Shrue, a diabolist. Thin and pale, he is a scholar of the demon-realms, and his fellow wizards find him agreeable but his witticisms disturbing.

Tchamast: In sharp contrast to the other wizards of the compact, Tchamast is a morose ascetic who is extremely mistrustful of women, so much that he only allows male insects into his home.

Teutch, who rarely speaks with his mouth, but uses magic to flick words from his fingertips. He is an Elder of the Hub, a philosophical academy which Cugel encountered on his own journeys, which holds that reality is like a wheel with an uncertain number of infinities as its "spokes". As an Elder, he is accorded control over a "private infinity".

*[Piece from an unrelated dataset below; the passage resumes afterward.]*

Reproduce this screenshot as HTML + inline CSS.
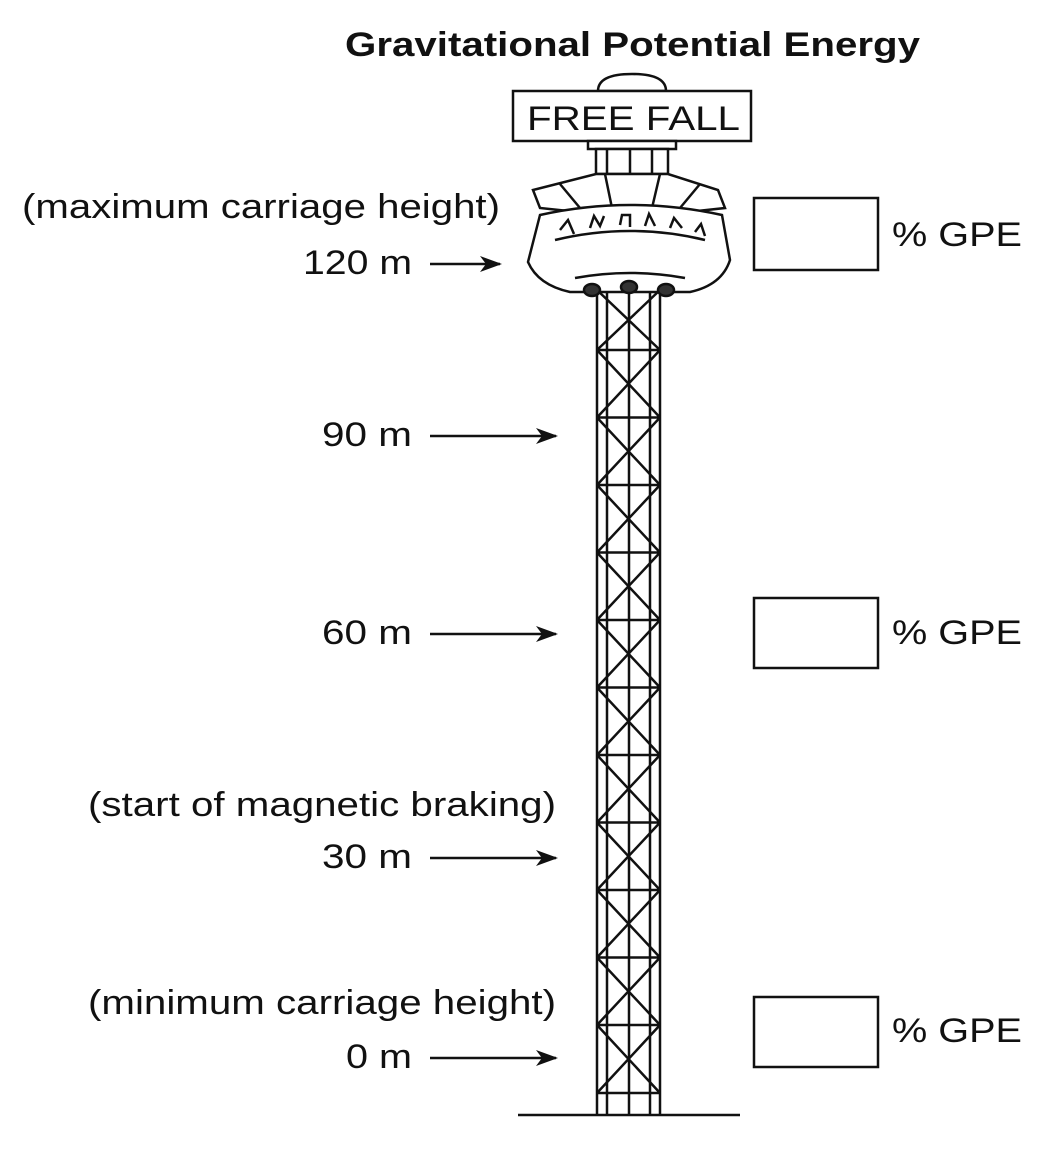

Vermoulian the Dream-Walker, described as "peculiarly tall and thin, with a stately stride." Vermoulian lives in a magnificent floating palace which can travel to the far corners of the known universe, and can also view, enter, and record the dreams of others. He has a collection of "recordings" of beautiful women from ages past, stored in bottles. The women can be brought to life for a time, but once dismissed and recalled, they reappear with no memory of their last manifestation.

Zahoulik-Khuntze, known for his iron fingernails and toenails which are inscribed with strange runes.

Zanzel Melancthones, who is friendly with Rhialto and Ildefonse.

Zilifant, "robust of body, with long brown hair and a flowing beard."